After a long week of toddler illness, husband working, and 34 weeks pregnancy malaise, I'm ready to take some time. Dearest daughter is napping finally. Her attitude snappy and fierce from not feeling well. My patience and grace is waning after the five millionth "no" or "humpf". Take time to recharge.
Taking time has never come naturally to me. Being a servant and a doer has never allowed those thoughts to enter my mind. Something has changed.
The Lord put me in a place of complete surrender. Surrender to other's doing for me. Which killed my pride. Surrender to letting go of my schedule and lists of things to do. Which pained me to the core. Surrender to the Lord. Which opened a floodgate of everything.

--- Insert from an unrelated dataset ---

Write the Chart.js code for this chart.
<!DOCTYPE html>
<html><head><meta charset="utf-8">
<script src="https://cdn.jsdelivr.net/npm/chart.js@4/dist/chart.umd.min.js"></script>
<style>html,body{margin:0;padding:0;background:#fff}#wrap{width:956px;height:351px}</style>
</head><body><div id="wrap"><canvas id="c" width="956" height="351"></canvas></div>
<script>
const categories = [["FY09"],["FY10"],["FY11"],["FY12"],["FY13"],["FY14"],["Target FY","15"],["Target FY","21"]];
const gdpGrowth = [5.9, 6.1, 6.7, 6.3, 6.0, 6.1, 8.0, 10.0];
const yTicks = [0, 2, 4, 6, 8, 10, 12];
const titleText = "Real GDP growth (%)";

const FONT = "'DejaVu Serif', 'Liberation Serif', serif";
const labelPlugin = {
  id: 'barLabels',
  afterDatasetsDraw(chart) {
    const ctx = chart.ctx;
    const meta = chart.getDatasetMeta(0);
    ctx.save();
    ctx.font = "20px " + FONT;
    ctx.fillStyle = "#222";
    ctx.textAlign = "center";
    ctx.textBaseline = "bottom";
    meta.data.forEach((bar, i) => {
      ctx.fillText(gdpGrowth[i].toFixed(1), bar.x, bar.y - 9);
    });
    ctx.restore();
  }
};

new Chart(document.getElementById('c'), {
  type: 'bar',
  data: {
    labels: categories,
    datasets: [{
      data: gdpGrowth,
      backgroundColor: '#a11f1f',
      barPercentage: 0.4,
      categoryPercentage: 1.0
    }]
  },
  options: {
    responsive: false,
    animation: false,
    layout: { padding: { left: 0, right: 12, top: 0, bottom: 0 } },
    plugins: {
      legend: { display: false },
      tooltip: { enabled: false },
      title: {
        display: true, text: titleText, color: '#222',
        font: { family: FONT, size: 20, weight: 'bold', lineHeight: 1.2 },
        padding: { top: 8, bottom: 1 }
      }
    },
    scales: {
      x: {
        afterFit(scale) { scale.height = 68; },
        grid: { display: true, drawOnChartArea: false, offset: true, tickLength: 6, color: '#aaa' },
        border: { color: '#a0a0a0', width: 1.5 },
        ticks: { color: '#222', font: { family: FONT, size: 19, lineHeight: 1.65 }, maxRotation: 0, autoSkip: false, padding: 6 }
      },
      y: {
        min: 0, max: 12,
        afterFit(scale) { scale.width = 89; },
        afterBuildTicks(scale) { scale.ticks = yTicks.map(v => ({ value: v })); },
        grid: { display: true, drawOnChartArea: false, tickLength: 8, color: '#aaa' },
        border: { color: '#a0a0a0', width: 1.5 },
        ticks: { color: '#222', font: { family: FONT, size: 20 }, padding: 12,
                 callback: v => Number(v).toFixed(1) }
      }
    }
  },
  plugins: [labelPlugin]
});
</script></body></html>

We went to the hospital at 19 weeks 6 days because I was having contractions and bleeding. Fearful we waited for the diagnosis. "Threatened miscarriage", "placenta previa", and "group B strep infection" all were thrust into our minds.
We also found out our sweet baby is a girl. Amelia Emerson we decided would be her name. Amelia-industrious leader and Emerson-brave.
We were released 24 hours later after being watched all night. Bed rest was the course of action. We had a long 11 weeks of this pregnancy looking at the walls of our house and the inside of doctors office and a few more trips to the hospital to boot.
Lots of time spent crying. Lots of time spent worrying. But the Lord turns things around.
Now on the other side of things with a little more activity, I'm craving those moments. That time I take to just be. In those moments, I have alone time. Not just with myself, but with the Lord. Being has allowed me to learn to connect with a new facet of my relationship with Jesus.
So as I look at the mess strewn all over the bathroom floor. The toilet that needs to be scrubbed. The millions of other things I could do while my daughter naps. I take time to worship and dialogue while in the state of being.
And that's what our relationship was supposed to be all along. No agenda, no deadline, no power meetings to list off my requests. Just a quiet space to talk about whatever may come up. To seek His face, not His hand. These moments I will treasure forever. Time well spent with the Father of all. The Father of me.